Below is how a water hyacinth looks normally upon arrive. If too tall it may lay on its side for a few days but all new growth will be upright.

Water Hyacinth at arrival when ordered or bought from store. Buy in quantity for quicker blooming.

Water Hyacinth at arrival when ordered or bought from store. Buy in quantity for quicker blooming.

KEEP AWAY FROM SPLASHING WATERFALLS AND FOUNTAINS! A wet plant is an unhappy plant, they need to exchange oxygen through the leaves and water inhibits this process.

Water Hyacinth Farm

Water Hyacinth Farm


This plant will prevent algae and keepwater crystal clear once 30-40% of the pond has coverage by plants (lilies, lettuce, or hyacinth).

The roots are a great place to hide from herons and raccoons. An all around wonderful plant.

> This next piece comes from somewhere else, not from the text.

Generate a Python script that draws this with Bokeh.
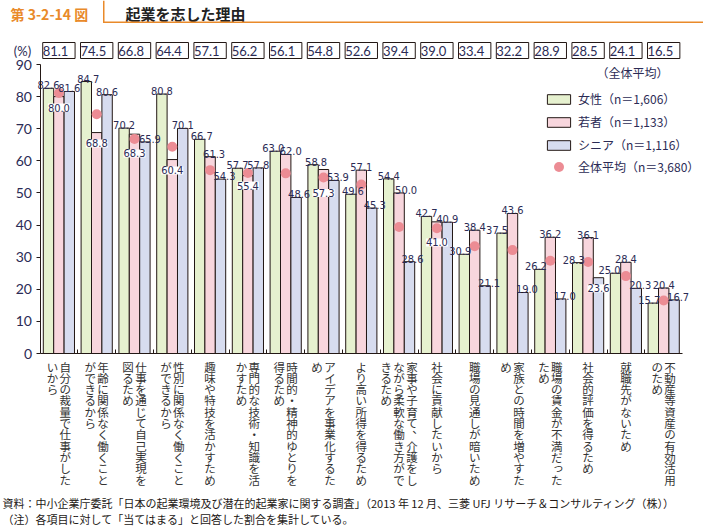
from bokeh.plotting import figure
from bokeh.models import (ColumnDataSource, LabelSet, Label, Legend, LegendItem,
                          FixedTicker, BoxAnnotation, Range1d)
from bokeh.transform import dodge
from bokeh.core.properties import value
from bokeh.embed import file_html
from bokeh.resources import INLINE

# ---------------- data ----------------
categories = [
    "自分の裁量で仕事がしたいから",
    "年齢に関係なく働くことができるから",
    "仕事を通じて自己実現を図るため",
    "性別に関係なく働くことができるから",
    "趣味や特技を活かすため",
    "専門的な技術・知識を活かすため",
    "時間的・精神的ゆとりを得るため",
    "アイデアを事業化するため",
    "より高い所得を得るため",
    "家事や子育て、介護をしながら柔軟な働き方ができるため",
    "社会に貢献したいから",
    "職場の見通しが暗いため",
    "家族との時間を増やすため",
    "職場の賃金が不満だったため",
    "社会的評価を得るため",
    "就職先がないため",
    "不動産等資産の有効活用のため",
]
female = [82.6, 84.7, 70.2, 80.8, 66.7, 57.7, 63.0, 58.8, 49.6, 54.4, 42.7, 30.9, 37.5, 26.2, 28.3, 25.0, 15.7]
young = [80.0, 68.8, 68.3, 60.4, 61.3, 55.4, 62.0, 57.3, 57.1, 50.0, 41.0, 38.4, 43.6, 36.2, 36.1, 28.4, 20.4]
senior = [81.6, 80.6, 65.9, 70.1, 54.3, 57.8, 48.6, 53.9, 45.3, 28.6, 40.9, 21.1, 19.0, 17.0, 23.6, 20.3, 16.7]
overall = [81.1, 74.5, 66.8, 64.4, 57.1, 56.2, 56.1, 54.8, 52.6, 39.4, 39.0, 33.4, 32.2, 28.9, 28.5, 24.1, 16.5]
legend_labels = ["女性（n＝1,606）", "若者（n＝1,133）", "シニア（n＝1,116）", "全体平均（n＝3,680）"]
y_ticks = [0, 10, 20, 30, 40, 50, 60, 70, 80, 90]
header_no = "第 3-2-14 図"
title_text = "起業を志した理由"
unit_text = "(%)"
avg_text = "（全体平均）"
source_text = "資料：中小企業庁委託「日本の起業環境及び潜在的起業家に関する調査」（2013 年 12 月、三菱 UFJ リサーチ＆コンサルティング（株））"
note_text = "（注）各項目に対して「当てはまる」と回答した割合を集計している。"

# ---------------- layout / style ----------------
W, H = 703, 526
AX_LEFT = 39.5      # canvas x of the y axis
GROUP = 37.8        # px per category
Y0 = 353.0          # canvas y of value 0
YMAX = 90
UNIT = 289.0 / YMAX  # px per value unit
n = len(categories)
bw = 0.275

C_F, C_Y, C_S = "#E6F1CF", "#F8D6DD", "#D7DCEF"
DOT = "#EC8C94"
EDGE = "#231815"
TXT = "#2B2B55"
ORANGE = "#E98A2A"
CJK = "Noto Sans CJK JP"
NUM = "'Liberation Sans Narrow', 'DejaVu Sans Condensed', 'Roboto Condensed', sans-serif"

x0 = -0.5 - AX_LEFT / GROUP
x1 = -0.5 + (W - AX_LEFT) / GROUP
y_lo = -(H - Y0) / UNIT
y_hi = Y0 / UNIT

p = figure(width=W, height=H, min_border=0, title=None,
           x_range=Range1d(x0, x1), y_range=Range1d(y_lo, y_hi),
           output_backend="svg", toolbar_location=None,
           background_fill_color="white", border_fill_color="white")
p.outline_line_color = None
p.grid.visible = False

src = ColumnDataSource(dict(x=list(range(n)), female=female, young=young,
                            senior=senior, overall=overall))
rf = p.vbar(x=dodge("x", -bw), top="female", width=bw, source=src,
            fill_color=C_F, line_color=EDGE, line_width=1)
ry = p.vbar(x="x", top="young", width=bw, source=src,
            fill_color=C_Y, line_color=EDGE, line_width=1)
rs = p.vbar(x=dodge("x", bw), top="senior", width=bw, source=src,
            fill_color=C_S, line_color=EDGE, line_width=1)
rd = p.scatter(x="x", y="overall", size=10, source=src, fill_color=DOT, line_color=None)

# value labels (positions / nudges are style, values come from the series)
inside = {("young", 0): 76.6, ("young", 1): 65.4, ("young", 2): 62.3, ("young", 3): 57.0,
          ("young", 5): 52.3, ("young", 7): 50.0, ("young", 10): 34.6, ("senior", 14): 20.3}
shift_px = {("female", 1): 2, ("senior", 2): 5, ("female", 4): 2, ("young", 4): 4,
            ("senior", 4): 4, ("female", 6): -2, ("young", 6): 5, ("senior", 6): 3,
            ("female", 7): 3, ("senior", 7): 4, ("female", 8): 2, ("senior", 8): 3,
            ("young", 9): 7, ("senior", 9): 3, ("female", 11): -4, ("senior", 11): 4,
            ("female", 12): -5, ("senior", 12): 4, ("female", 13): -4, ("senior", 13): 4,
            ("female", 14): -4, ("female", 15): -6, ("senior", 15): 4,
            ("female", 16): -4, ("senior", 16): 4}
series = [("female", female, -bw), ("young", young, 0.0), ("senior", senior, bw)]
ab = dict(x=[], y=[], t=[], dx=[])
ins = dict(x=[], y=[], t=[])
for name, vals, off in series:
    for i, v in enumerate(vals):
        key = (name, i)
        if key in inside:
            ins["x"].append(i + off); ins["y"].append(inside[key]); ins["t"].append(f"{v:.1f}")
        else:
            ab["x"].append(i + off); ab["y"].append(v); ab["t"].append(f"{v:.1f}")
            ab["dx"].append(shift_px.get(key, 0))

p.text(x="x", y="y", text="t", x_offset="dx", y_offset=-3, source=ColumnDataSource(ab),
       text_align="center", text_baseline="alphabetic", text_font=value(NUM),
       text_font_size="11px", text_color=TXT)

p.add_layout(LabelSet(x="x", y="y", text="t", source=ColumnDataSource(ins),
                      text_align="center", text_baseline="middle", text_font=value(NUM),
                      text_font_size="11px", text_color=TXT, background_fill_color="white"))

# boxed overall values above the plot
box_src = ColumnDataSource(dict(x=list(range(n)), y=[YMAX + 14 / UNIT] * n,
                                t=[f"{v:.1f}" for v in overall]))
try:
    ls_box = LabelSet(x="x", y="y", text="t", source=box_src, text_align="center",
                      text_baseline="middle", text_font=value("Lato"), text_font_size="13px",
                      text_color=TXT, background_fill_color="white",
                      border_line_color=EDGE, border_line_width=1, padding=3)
except Exception:
    box_src.data["t"] = [f" {v:.1f} " for v in overall]
    ls_box = LabelSet(x="x", y="y", text="t", source=box_src, text_align="center",
                      text_baseline="middle", text_font=value("Lato"), text_font_size="13px",
                      text_color=TXT, background_fill_color="white",
                      border_line_color=EDGE, border_line_width=1)
p.add_layout(ls_box)

# vertical (tategaki) category labels, wrapped into columns read right to left
CH_PER_COL = 11
COL_PITCH = 12.8
ROW_PITCH = 11.3
FIRST = 13
vl = dict(x=[], y=[], t=[], dx=[])
for i, cat in enumerate(categories):
    cols = [cat[k:k + CH_PER_COL] for k in range(0, len(cat), CH_PER_COL)]
    nc = len(cols)
    for j, col in enumerate(cols):
        xo = ((nc - 1) / 2 - j) * COL_PITCH
        for r, ch in enumerate(col):
            dx, dy = 0, 0
            if ch in "、。":
                dx, dy = 6, 6
            elif ch in "っゃゅょ":
                dx, dy = 1.5, 1.5
            vl["x"].append(i); vl["dx"].append(xo + dx)
            vl["y"].append(-(FIRST + r * ROW_PITCH - dy) / UNIT); vl["t"].append(ch)
p.add_layout(LabelSet(x="x", y="y", text="t", x_offset="dx", source=ColumnDataSource(vl),
                      text_align="center", text_baseline="middle", text_font=value(CJK),
                      text_font_size="11.5px", text_color="#333333"))

# axes (fixed inside the full-canvas frame)
p.yaxis.fixed_location = -0.5
p.yaxis.bounds = (0, YMAX)
p.yaxis.ticker = FixedTicker(ticks=y_ticks)
p.yaxis.major_tick_out = 4
p.yaxis.major_tick_in = 0
p.yaxis.minor_tick_out = 0
p.yaxis.minor_tick_in = 0
p.yaxis.major_label_standoff = 4
p.yaxis.major_label_text_font = "Lato"
p.yaxis.major_label_text_font_size = "14px"
p.yaxis.major_label_text_color = TXT
p.yaxis.axis_line_color = EDGE
p.yaxis.major_tick_line_color = EDGE

# x axis: only small upward ticks at the category boundaries (minor ticks, no labels)
p.xaxis.fixed_location = 0
p.xaxis.bounds = (-0.5, n - 0.5)
p.xaxis.ticker = FixedTicker(ticks=[], minor_ticks=[i + 0.5 for i in range(n - 1)])
p.xaxis.major_tick_in = 0
p.xaxis.major_tick_out = 0
p.xaxis.minor_tick_in = 4
p.xaxis.minor_tick_out = 0
p.xaxis.axis_line_color = EDGE
p.xaxis.minor_tick_line_color = EDGE

# legends (bars, then the dot with a taller glyph box so the marker is larger)
leg_common = dict(glyph_width=29, label_height=12, padding=0, margin=0,
                  background_fill_alpha=0, border_line_color=None,
                  label_text_font=CJK, label_text_font_size="12px",
                  label_standoff=5, label_text_color=TXT)
leg1 = Legend(items=[LegendItem(label=l, renderers=[r]) for l, r in
                     zip(legend_labels[:3], [rf, ry, rs])],
              location=(544, H - 153), glyph_height=12, spacing=6, **leg_common)
leg2 = Legend(items=[LegendItem(label=legend_labels[3], renderers=[rd])],
              location=(544, H - 178.5), glyph_height=25, **leg_common)
p.add_layout(leg1)
p.add_layout(leg2)


def clabel(text, cx, cy, size, color, font=CJK, style="normal", align="left"):
    p.add_layout(Label(x=cx, y=H - cy, x_units="screen", y_units="screen",
                       text=text, text_font=font, text_font_size=size, text_color=color,
                       text_font_style=style, text_align=align, text_baseline="middle"))


clabel(header_no, 10, 13, "14px", ORANGE, style="bold")
clabel(title_text, 125, 13, "15px", "#222222", style="bold")
clabel(unit_text, 22, 50, "13px", TXT, font="Lato", align="center")
clabel(avg_text, 632, 72, "12px", TXT, align="center")
clabel(source_text, 2, 502, "11px", "#231815")
clabel(note_text, 2, 518, "11px", "#231815")

# header rules
for l, r, t, b in [(102.5, 104, 0, 22.5), (102.5, W, 21, 22.5)]:
    p.add_layout(BoxAnnotation(left=l, right=r, top=H - t, bottom=H - b,
                               left_units="screen", right_units="screen",
                               top_units="screen", bottom_units="screen",
                               fill_color=ORANGE, fill_alpha=1, line_color=None))

open("out.html", "w").write(file_html(p, INLINE))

Moneywort (Bacopa monnieri) New 2009

December 16, 2008

Though new for the company I work for, I have been familiar with moneywort for some time. It is easy to grow and can be planted as an oxygenator under the water or a flowering bog plant.  This plant can actually be grown as an herb apparently benefiting the brain. I am not growing it for that purpose so that’s as deep as I will go into that use. As a submerged pond plant it is very easy to grow and enjoys light.  This plant will probably rot and die in shady ponds.

Bacopa monnieri, white flowers surround the base of other bog plants at the surface like umbrella palms or thalia delbata

Bacopa monnieri, white flowers surround the base of other bog plants at the surface like umbrella palms or thalia delbata Moneywort submerged growing toward the surface.

It has small white flowers above the surface and grows nicely along the base of other bog plants covering containers! Neat trick.

Red Star Ludwigia (Ludwigia glandulosa) NEW 2009!

December 16, 2008

Of the four new submerged oxygenating pond plants ,we are introducing to the homeowners of water gardens in 2009, this I think will be my favorite. A fan of Ludwigia  glandulosa for years , this new market variety is bright red and grows from below the waters surface to above. The foliage is absolutely fantastic, a deep wine red in color brings something new and amazing to the surface of the pond.

Red Star Ludwigia near waters surface
Red Star Ludwigia near waters surface


 This plant enjoys sunlight so it may not be suitable for ponds in full shade. it also likes warm water, it can be overwintered indoors with mild temps and a source of sunlight. Growth is slower than other submerged plants. It can be planted as a bog plant as well.  Great hiding source for small fish and for all fish from predators.